Seguimos en Sudáfrica y lo que en la teoría sonaba aberrante se aplicó con extrema dureza en la práctica, ilegalizando las asociaciones y partidos de las personas negras, encarcelando, torturando y asesinando a sus líderes y llevando a cabo matanzas de los civiles que se manifestaban pacíficamente en las calles de su país. De entre una infinidad de hechos trágicos, ya forman parte de los libros de historia la tortura y el asesinato del líder Stephen Biko, las matanzas de Soweto y Sharpeville o la condena a cadena perpetua de un jovencísimo activista pacifista, Nelson Rolihlahla Mandela.
Entonces, como ahora, el resto del mundo contemplaba lo que ocurría en Sudáfrica. Y aunque es cierto que, en los últimos años del régimen del apartheid se ejercieron acciones diplomáticas y sociales de rechazo para aislar al sistema segregacionista, su abolición le correspondió únicamente al pueblo sudafricano.
Hicieron falta más de cuarenta años de lucha para derrocar al apartheid y celebrar las primeras elecciones democráticas del país, que convirtieron a Nelson Mandela en presidente por mayoría absoluta.
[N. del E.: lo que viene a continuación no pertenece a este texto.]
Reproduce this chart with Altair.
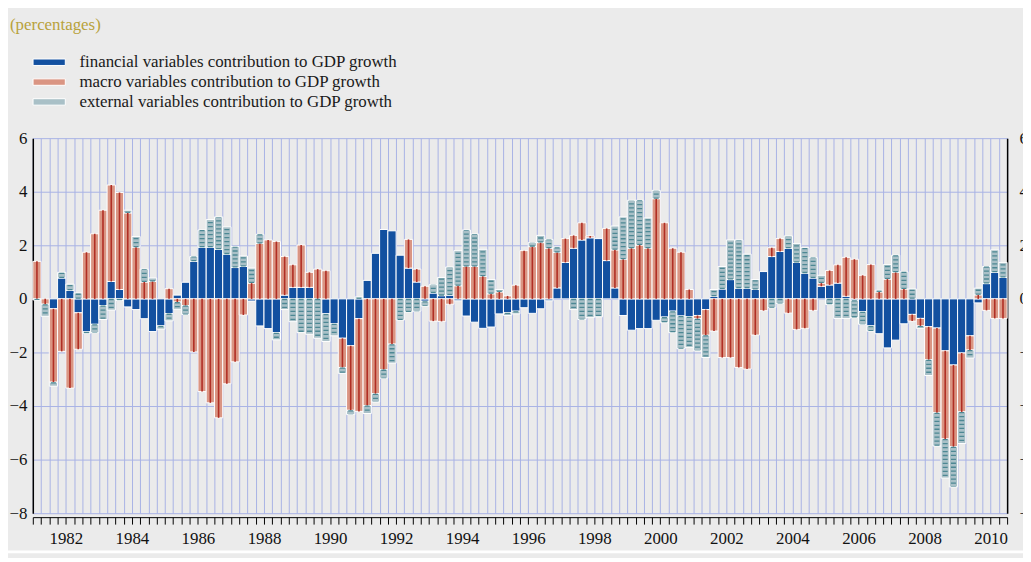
import altair as alt
import pandas as pd

start_year = 1981
year_labels = [1982, 1984, 1986, 1988, 1990, 1992, 1994, 1996, 1998, 2000, 2002, 2004, 2006, 2008, 2010]
y_ticks = [-8, -6, -4, -2, 0, 2, 4, 6]
series_names = [
    "financial variables contribution to GDP growth",
    "macro variables contribution to GDP growth",
    "external variables contribution to GDP growth",
]

# quarterly contributions, 1981Q1 .. 2010Q2
financial = [
    0, 0, -0.37, 0.78, 0.32, -0.52, -1.23, -0.95, -0.25, 0.65,
    0.35, -0.3, -0.4, -0.74, -1.22, -1.01, -0.55, 0.14, 0.62, 1.4,
    1.93, 1.93, 1.85, 1.67, 1.17, 1.21, -0.08, -1.01, -1.11, -1.26,
    0.14, 0.43, 0.43, 0.43, 0, -0.56, -0.93, -1.47, -1.75, -0.74,
    0.69, 1.7, 2.59, 2.54, 1.63, 1.15, 0.63, -0.09, 0.22, 0.12,
    0.14, -0.07, -0.64, -0.87, -1.1, -1.05, -0.56, -0.52, -0.46, -0.33,
    -0.54, -0.37, -0.07, 0.41, 1.36, 1.89, 2.2, 2.28, 2.25, 1.43,
    0.41, -0.62, -1.17, -1.11, -1.11, -0.8, -0.68, -0.46, -0.64, -0.67,
    -0.62, -0.4, 0.1, 0.37, 0.72, 0.4, 0.4, 0.35, 1.02, 1.58,
    1.77, 1.89, 1.36, 0.96, 0.78, 0.47, 0.52, 0.59, 0.1, -0.05,
    -0.48, -1.01, -1.3, -1.83, -1.54, -0.93, -0.58, -0.73, -1.04, -1.09,
    -1.94, -2.47, -2.02, -1.38, -0.15, 0.57, 0.99, 0.8,
]
macro = [
    1.4, -0.2, -2.74, -1.96, -3.33, -1.36, 1.74, 2.43, 3.31, 3.6,
    3.62, 3.21, 1.93, 0.63, 0.65, 0, 0.38, -0.12, -0.25, -1.98,
    -3.46, -3.88, -4.44, -3.17, -2.35, -0.6, 0.59, 2.07, 2.2, 2.14,
    1.44, 0.84, 1.58, 0.56, 1.11, 1.05, 0, -1.09, -2.41, -3.46,
    -3.98, -3.54, -2.64, -1.69, 0, 1.07, 0.48, 0.47, -0.83, -0.84,
    -0.2, 0.49, 1.21, 1.21, 0.84, 0.19, 0.26, 0.11, 0.51, 1.8,
    1.95, 2.1, 1.89, 1.32, 0.89, 0.48, 0.64, 0.07, 0, 1.2,
    1.42, 1.48, 1.89, 2.01, 1.89, 3.74, 2.84, 1.89, 1.74, 0.35,
    -0.12, -0.96, -1.2, -2.19, -2.19, -2.56, -2.62, -1.35, -0.44, 0.33,
    0.48, -0.53, -1.14, -1.1, -0.43, 0.12, 0.54, 0.68, 1.45, 1.48,
    0.88, 1.28, 0.26, 0.74, 0.99, 0.37, -0.25, -0.28, -1.23, -3.16,
    -3.29, -3.05, -2.2, -0.53, 0.15, -0.43, -0.73, -0.73,
]
external = [
    -0.04, -0.45, -0.15, 0.21, 0.23, 0.22, -0.05, -0.31, -0.52, -0.42,
    -0.06, 0.1, 0.4, 0.48, 0.13, -0.12, -0.27, -0.27, -0.33, 0.18,
    0.64, 1.03, 1.21, 1.02, 0.78, 0.39, 0.56, 0.34, 0, -0.27,
    -0.4, -0.85, -1.26, -1.32, -1.47, -1.03, -0.45, -0.22, -0.16, 0.07,
    -0.3, -0.31, -0.32, -0.71, -0.79, -0.49, -0.46, -0.18, 0.31, 0.68,
    1.05, 1.31, 1.36, 1.21, 1.01, 0.53, 0.09, -0.1, -0.1, 0,
    0.15, 0.27, 0.33, 0.2, 0, -0.4, -0.77, -0.7, -0.67, 0,
    0.89, 1.58, 1.79, 1.67, 1.13, 0.31, -0.21, -0.8, -1.22, -1.14,
    -1.2, -0.83, 0.25, 0.84, 1.48, 1.8, 1.27, 0.37, 0, -0.33,
    -0.17, 0.46, 0.71, 0.95, 0.76, 0.29, -0.21, -0.73, -0.73, -0.65,
    -0.47, -0.19, 0.06, 0.54, 0.64, 0.64, 0.37, -0.09, -0.59, -1.24,
    -1.46, -1.5, -1.18, -0.3, 0.25, 0.64, 0.84, 0.56,
]

n_quarters = len(financial)

# diverging stack: financial nearest zero, then macro, then external
rows = []
for i in range(n_quarters):
    pos, neg = 0.0, 0.0
    for k, vals in enumerate([financial, macro, external]):
        v = vals[i]
        if v == 0:
            continue
        if v > 0:
            y0, y1 = pos, pos + v
            pos += v
        else:
            y0, y1 = neg, neg + v
            neg += v
        rows.append(dict(q=i, x0=i, x1=i + 1, xc=i + 0.5, series=series_names[k],
                         order=k, value=v, y0=y0, y1=y1))
df = pd.DataFrame(rows)

BLUE = "#1250a0"
SALMON = "#da9583"
RED = "#b02e24"
EXT = "#a9c0c7"
EXTD = "#4d8894"
GRID = "#a8b2e5"
FONT = "Liberation Serif"

xscale = alt.Scale(domain=[0, n_quarters], nice=False, zero=False)
yscale = alt.Scale(domain=[-8, 6], nice=False, zero=False)

label_pos = [4 * (y - start_year) for y in year_labels]
label_expr = (
    "indexof([" + ",".join(str(p) for p in label_pos) + "], datum.value) >= 0 ? "
    f"'' + ({start_year} + datum.value / 4) : ''"
)

x_axis = alt.Axis(
    values=list(range(0, n_quarters + 1)), labelExpr=label_expr, title=None,
    grid=True, gridColor=GRID, gridWidth=1,
    domainColor="black", domainWidth=1, tickColor="black", tickWidth=1,
    tickSize=7, offset=4, labelFont=FONT, labelFontSize=17, labelColor="#111111",
    labelPadding=7, labelOverlap=False, labelFlush=False, labelBound=False,
)
y_left = alt.Axis(
    values=y_ticks, title=None, orient="left", grid=True, gridColor=GRID, gridWidth=1,
    domainColor="black", domainWidth=1.5, ticks=False, tickSize=0,
    labelFont=FONT, labelFontSize=17, labelColor="#111111", labelPadding=6,
)
y_right = alt.Axis(
    values=y_ticks, title=None, orient="right", grid=False,
    domainColor="black", domainWidth=1.5, ticks=False, tickSize=0,
    labelFont=FONT, labelFontSize=17, labelColor="#111111", labelPadding=12,
)
legend = alt.Legend(
    orient="none", legendX=8, legendY=-85, title=None, padding=0,
    symbolType="M-2.5,-0.5H2.5V0.5H-2.5Z", symbolSize=169,
    symbolStrokeColor="white", symbolStrokeWidth=1, symbolOpacity=1,
    labelFont=FONT, labelFontSize=17, labelColor="#1a1a1a", labelOffset=22,
    labelLimit=600, rowPadding=2,
)

bars = alt.Chart(df).mark_rect(stroke="white", strokeWidth=1, opacity=1).encode(
    x=alt.X("x0:Q", scale=xscale, axis=x_axis),
    x2="x1:Q",
    y=alt.Y("y0:Q", scale=yscale, axis=y_left),
    y2="y1:Q",
    color=alt.Color("series:N",
                    scale=alt.Scale(domain=series_names, range=[BLUE, SALMON, EXT]),
                    legend=legend),
)

red_stripes = alt.Chart(df).transform_filter(alt.datum.order == 1).mark_rule(
    color=RED, strokeWidth=1.6
).encode(
    x=alt.X("xc:Q", scale=xscale, axis=x_axis),
    y=alt.Y("y0:Q", scale=yscale, axis=None),
    y2="y1:Q",
)

ext_stripes = alt.Chart(df).transform_filter(alt.datum.order == 2).mark_rule(
    color=EXTD, strokeWidth=5, strokeDash=[1.3, 2.7], strokeCap="butt"
).encode(
    x=alt.X("xc:Q", scale=xscale, axis=x_axis),
    y=alt.Y("y0:Q", scale=yscale, axis=y_right),
    y2="y1:Q",
)

subtitle = alt.Chart(pd.DataFrame({"t": ["(percentages)"]})).mark_text(
    align="left", baseline="alphabetic", font=FONT, fontSize=17, color="#b8a23c"
).encode(text="t:N", x=alt.value(-23), y=alt.value(-109))

# white separator line near the bottom edge of the panel
footer_line = alt.Chart(pd.DataFrame({"k": [0]})).mark_rule(
    color="white", strokeWidth=3
).encode(x=alt.value(-30), x2=alt.value(1010), y=alt.value(417))

chart = (
    alt.layer(bars, red_stripes, ext_stripes, subtitle, footer_line)
    .resolve_scale(y="independent")
    .properties(
        width=982, height=378,
        autosize=alt.AutoSizeParams(type="none"),
        padding={"left": 25, "top": 129, "right": 16, "bottom": 43},
        background="#ebebeb",
    )
    .configure_view(stroke=None)
)

chart.save("out.html", embed_options={"renderer": "svg", "actions": False})
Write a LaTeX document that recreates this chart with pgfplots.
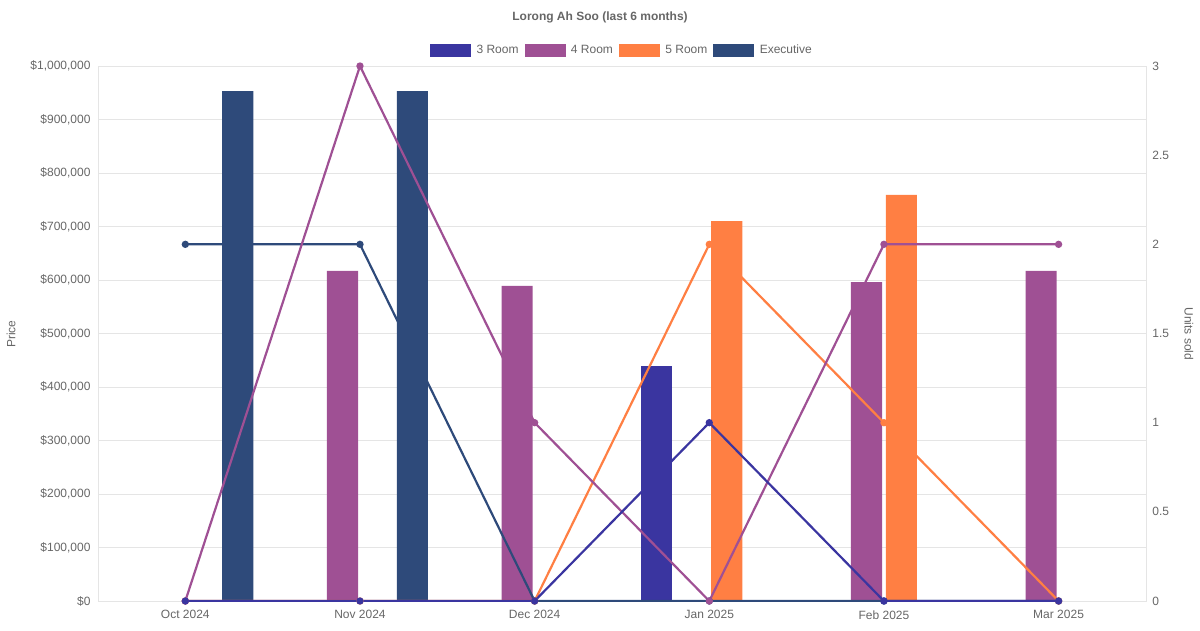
\documentclass[border=0pt]{standalone}
\usepackage{pgfplots}
\pgfplotsset{compat=1.18}
\usepackage{fontspec}
\setmainfont{Liberation Sans}
\definecolor{cA}{HTML}{3A35A0}
\definecolor{cB}{HTML}{9F5094}
\definecolor{cC}{HTML}{FF7F43}
\definecolor{cD}{HTML}{2E4A7A}
\definecolor{txt}{HTML}{666666}
\definecolor{grd}{HTML}{E5E5E5}
\begin{document}
\begin{tikzpicture}[x=1pt,y=1pt]
\path[use as bounding box] (-98,-29) rectangle (1102,601);
\pgfplotsset{base/.style={
  scale only axis, width=1048pt, height=535pt, at={(0,0)}, anchor=south west,
  xmin=-0.5, xmax=5.5, xtick={0,...,5},
  xticklabels={Oct 2024,Nov 2024,Dec 2024,Jan 2025,Feb 2025,Mar 2025},
  ticklabel style={font=\fontsize{12}{14}\selectfont, text=txt},
  xticklabel style={yshift=-6pt},
  /pgf/number format/assume math mode=true,
  axis line style={grd}, major tick length=0pt}}
\begin{axis}[base, ymin=0, ymax=1000000, ytick={0,100000,...,1000000},
  yticklabels={\$0,\$100{,}000,\$200{,}000,\$300{,}000,\$400{,}000,\$500{,}000,\$600{,}000,\$700{,}000,\$800{,}000,\$900{,}000,\$1{,}000{,}000},
  yticklabel style={xshift=-4pt},
  ymajorgrids, grid style={grd},
  scaled y ticks=false, ybar, bar width=0.178,
  legend columns=4, legend style={at={(524pt,551pt)}, anchor=center, draw=none,
    font=\fontsize{12}{14}\selectfont, text=txt, column sep=4pt},
  legend image code/.code={\fill[#1] (0pt,-6pt) rectangle (40pt,6pt);}]
\addlegendimage{cA}\addlegendentry{3 Room}
\addlegendimage{cB}\addlegendentry{4 Room}
\addlegendimage{cC}\addlegendentry{5 Room}
\addlegendimage{cD}\addlegendentry{Executive}
\addplot[fill=cA, draw=none, bar shift=-0.3] coordinates {(3,440000)};
\addplot[fill=cB, draw=none, bar shift=-0.1] coordinates {(1,617000)(2,589000)(4,596000)(5,617000)};
\addplot[fill=cC, draw=none, bar shift=0.1] coordinates {(3,710000)(4,759000)};
\addplot[fill=cD, draw=none, bar shift=0.3] coordinates {(0,953000)(1,953000)};
\end{axis}
\begin{axis}[base, axis y line*=right, axis x line=none, ymin=0, ymax=3, ytick={0,0.5,...,3},
  yticklabels={0,0.5,1,1.5,2,2.5,3}, yticklabel style={xshift=3pt}]
\addplot[cD, line width=2.2pt, mark=*, mark size=2.5pt] coordinates {(0,2)(1,2)(2,0)(3,0)(4,0)(5,0)};
\addplot[cC, line width=2.2pt, mark=*, mark size=2.5pt] coordinates {(0,0)(1,0)(2,0)(3,2)(4,1)(5,0)};
\addplot[cB, line width=2.2pt, mark=*, mark size=2.5pt] coordinates {(0,0)(1,3)(2,1)(3,0)(4,2)(5,2)};
\addplot[cA, line width=2.2pt, mark=*, mark size=2.5pt] coordinates {(0,0)(1,0)(2,0)(3,1)(4,0)(5,0)};
\end{axis}
\node[font=\bfseries\fontsize{12}{14}\selectfont, text=txt] at (502,584) {Lorong Ah Soo (last 6 months)};
\node[font=\fontsize{12}{14}\selectfont, text=txt, rotate=90] at (-87,267) {Price};
\node[font=\fontsize{12}{14}\selectfont, text=txt, rotate=-90] at (1091,267) {Units sold};
\end{tikzpicture}
\end{document}
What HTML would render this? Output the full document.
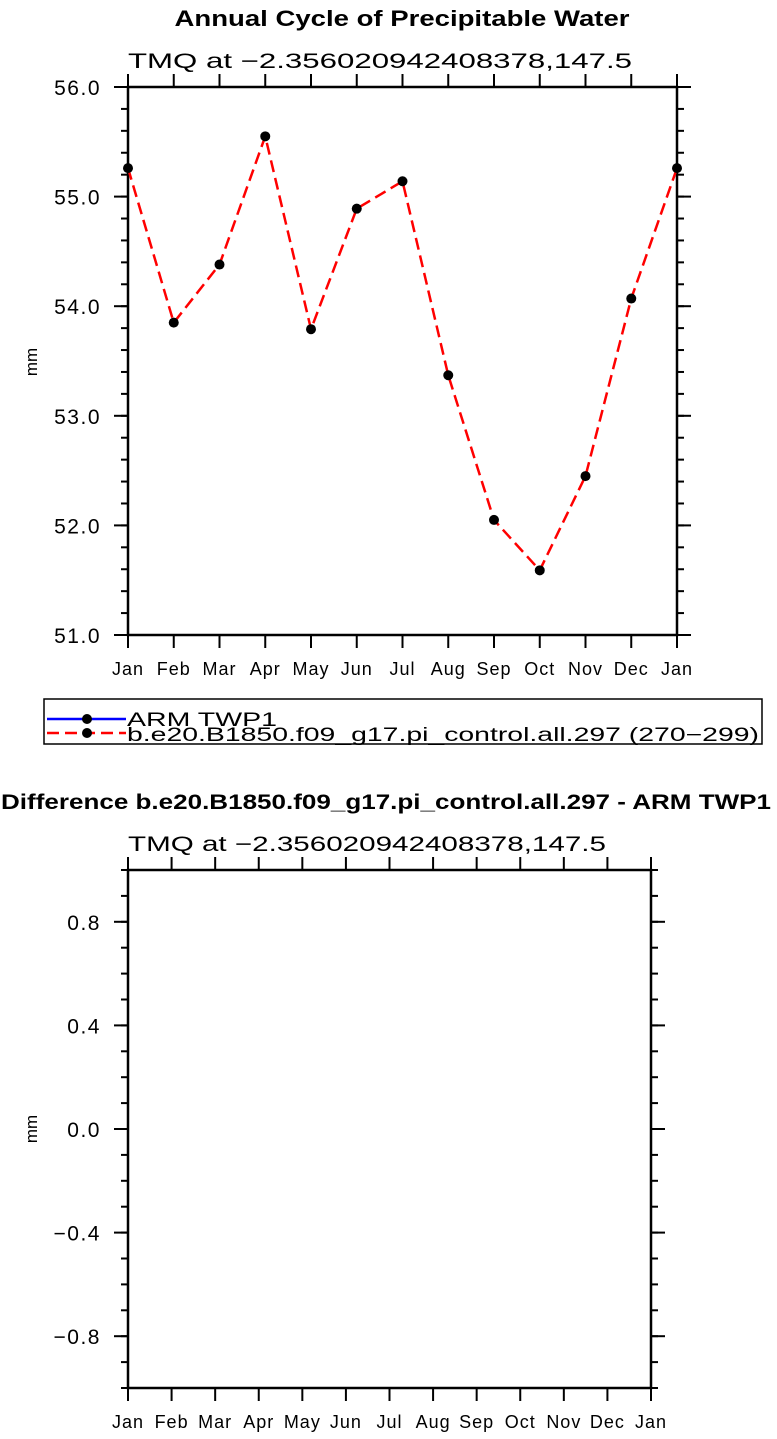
<!DOCTYPE html>
<html><head><meta charset="utf-8"><style>
html,body{margin:0;padding:0;background:#fff}
svg{display:block;font-family:"Liberation Sans",sans-serif}
</style></head><body>
<svg id="c" width="777" height="1439" viewBox="0 0 777 1439">
<text x="402" y="26" font-size="22" font-weight="bold" text-anchor="middle" textLength="455" lengthAdjust="spacingAndGlyphs">Annual Cycle of Precipitable Water</text>
<text x="128" y="68" font-size="21" textLength="504" lengthAdjust="spacingAndGlyphs">TMQ at −2.356020942408378,147.5</text>
<text transform="translate(37,362) rotate(-90)" font-size="17" text-anchor="middle">mm</text>
<g id="topPlot"></g>
<rect x="44" y="699" width="718" height="45" fill="none" stroke="#000" stroke-width="1.5"/>
<g>
<line x1="47" y1="719" x2="126" y2="719" stroke="#00f" stroke-width="2.5"/>
<circle cx="87" cy="719" r="5" fill="#000"/>
<text x="127" y="726" font-size="19" textLength="150" lengthAdjust="spacingAndGlyphs">ARM TWP1</text>
</g>
<g>
<line x1="47" y1="733" x2="126" y2="733" stroke="#f00" stroke-width="2.5" stroke-dasharray="12,6"/>
<circle cx="87" cy="733" r="5" fill="#000"/>
<text x="127" y="741" font-size="19" textLength="632" lengthAdjust="spacingAndGlyphs">b.e20.B1850.f09_g17.pi_control.all.297 (270−299)</text>
</g>
<text x="386" y="809" font-size="21" font-weight="bold" text-anchor="middle" textLength="770" lengthAdjust="spacingAndGlyphs">Difference b.e20.B1850.f09_g17.pi_control.all.297 - ARM TWP1</text>
<text x="128" y="851" font-size="21" textLength="478" lengthAdjust="spacingAndGlyphs">TMQ at −2.356020942408378,147.5</text>
<text transform="translate(37,1129) rotate(-90)" font-size="17" text-anchor="middle">mm</text>
<g id="botPlot"></g>
</svg>
<script>
const months = ["Jan","Feb","Mar","Apr","May","Jun","Jul","Aug","Sep","Oct","Nov","Dec","Jan"];
const modelValues = [55.26, 53.85, 54.38, 55.55, 53.79, 54.89, 55.14, 53.37, 52.05, 51.59, 52.45, 54.07, 55.26];
const topTicks = [51, 52, 53, 54, 55, 56];
const topTickLabels = ["51.0","52.0","53.0","54.0","55.0","56.0"];
const botTicks = [-0.8, -0.4, 0, 0.4, 0.8];
const botTickLabels = ["−0.8","−0.4","0.0","0.4","0.8"];

const NS = "http://www.w3.org/2000/svg";
function mk(parent, tag, attrs, txt){const e=document.createElementNS(NS,tag);for(const k in attrs)e.setAttribute(k,attrs[k]);if(txt!==undefined)e.textContent=txt;parent.appendChild(e);return e;}

function drawAxes(g, L, R, T, B, ymin, ymax, ticks, labels, minorStep){
  const n = months.length-1;
  const xs = i => L + (R-L)*i/n;
  const ys = v => B - (B-T)*(v-ymin)/(ymax-ymin);
  const ax = mk(g,"g",{});
  
  
  mk(ax,"rect",{x:L,y:T,width:R-L,height:B-T,fill:"none",stroke:"#000","stroke-width":2.5});
  months.forEach((m,i)=>{
    const x=xs(i);
    mk(ax,"line",{x1:x,y1:B,x2:x,y2:B+13,stroke:"#000","stroke-width":2});
    mk(ax,"line",{x1:x,y1:T,x2:x,y2:T-13,stroke:"#000","stroke-width":2});
    const t=mk(ax,"text",{x:x,y:B+40,"font-size":18,"text-anchor":"middle","letter-spacing":"1"},m);
    
    
  });
  const nm = Math.round((ymax-ymin)/minorStep);
  for(let k=0;k<=nm;k++){
    const y=ys(ymin+k*minorStep);
    mk(ax,"line",{x1:L,y1:y,x2:L-7,y2:y,stroke:"#000","stroke-width":2});
    mk(ax,"line",{x1:R,y1:y,x2:R+7,y2:y,stroke:"#000","stroke-width":2});
  }
  ticks.forEach((v,i)=>{
    const y=ys(v);
    mk(ax,"line",{x1:L,y1:y,x2:L-14,y2:y,stroke:"#000","stroke-width":2});
    mk(ax,"line",{x1:R,y1:y,x2:R+14,y2:y,stroke:"#000","stroke-width":2});
    const t=mk(ax,"text",{x:L-27,y:y+8,"font-size":21,"text-anchor":"end","letter-spacing":"1.5"},labels[i]);
    
    
  });
  return {xs,ys};
}

const topG = document.getElementById("topPlot");
const s1 = drawAxes(topG,128,677,87,635,51,56,topTicks,topTickLabels,0.2);
const pts = modelValues.map((v,i)=>s1.xs(i)+","+s1.ys(v)).join(" ");
const line = mk(topG,"polyline",{points:pts,fill:"none",stroke:"#f00","stroke-width":2.5,"stroke-dasharray":"12,6"});


modelValues.forEach((v,i)=>{
  const c=mk(topG,"circle",{cx:s1.xs(i),cy:s1.ys(v),r:5,fill:"#000"});
  
  
});

const botG = document.getElementById("botPlot");
drawAxes(botG,128,651,870,1388,-1,1,botTicks,botTickLabels,0.1);
</script>
</body></html>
Como no podía ser de otra manera, la Sudáfrica víctima del apartheid se convirtió en la Sudáfrica de Mandela, de sus pobladores originarios, recuperó su identidad y reconstruyó el país hasta convertirse en una de las primeras potencias del continente africano y hoy en día, junto a Brasil, Rusia, India y China, formar parte de BRICS, foro político y económico de países emergentes constituido en un espacio internacional alternativo al G7.
No es de extrañar, por tanto, que la Republica de Sudáfrica haya alzado la voz contra Israel clamando contra el genocidio que está llevando a cabo en Gaza porque tiene, como pocos, la autoridad moral y la legitimidad legal para hacerlo; como tampoco sorprende que en el equipo jurídico que ha presentado la demanda contra Israel ante la Corte Internacional de Justicia se encuentren juristas sudafricanos de la talla de Tembeka Ngcukaitobi, abogado y reconocido investigador sobre el despojo histórico de tierras durante el colonialismo y el apartheid. El país no ha olvidado su historia.
Servidora no quiere pecar de ingenua y obviar la posibilidad de que la demanda de Sudáfrica contra Israel probablemente también incluya intereses políticos y estratégicos; tampoco ignoro que el recorrido legal de la demanda será largo, tedioso y de poco alcance práctico a corto plazo, pero Sudáfrica ha conseguido lo que hacía falta, retratar una vergüenza mundial. Y si es cierto aquello de que algún día se hará justicia y se rendirán cuentas, la comunidad internacional en pleno tendrá una deuda infinita con el pueblo palestino.
Pero a buen seguro que Sudáfrica aprobará con honores. Summa cum laude, de nuevo.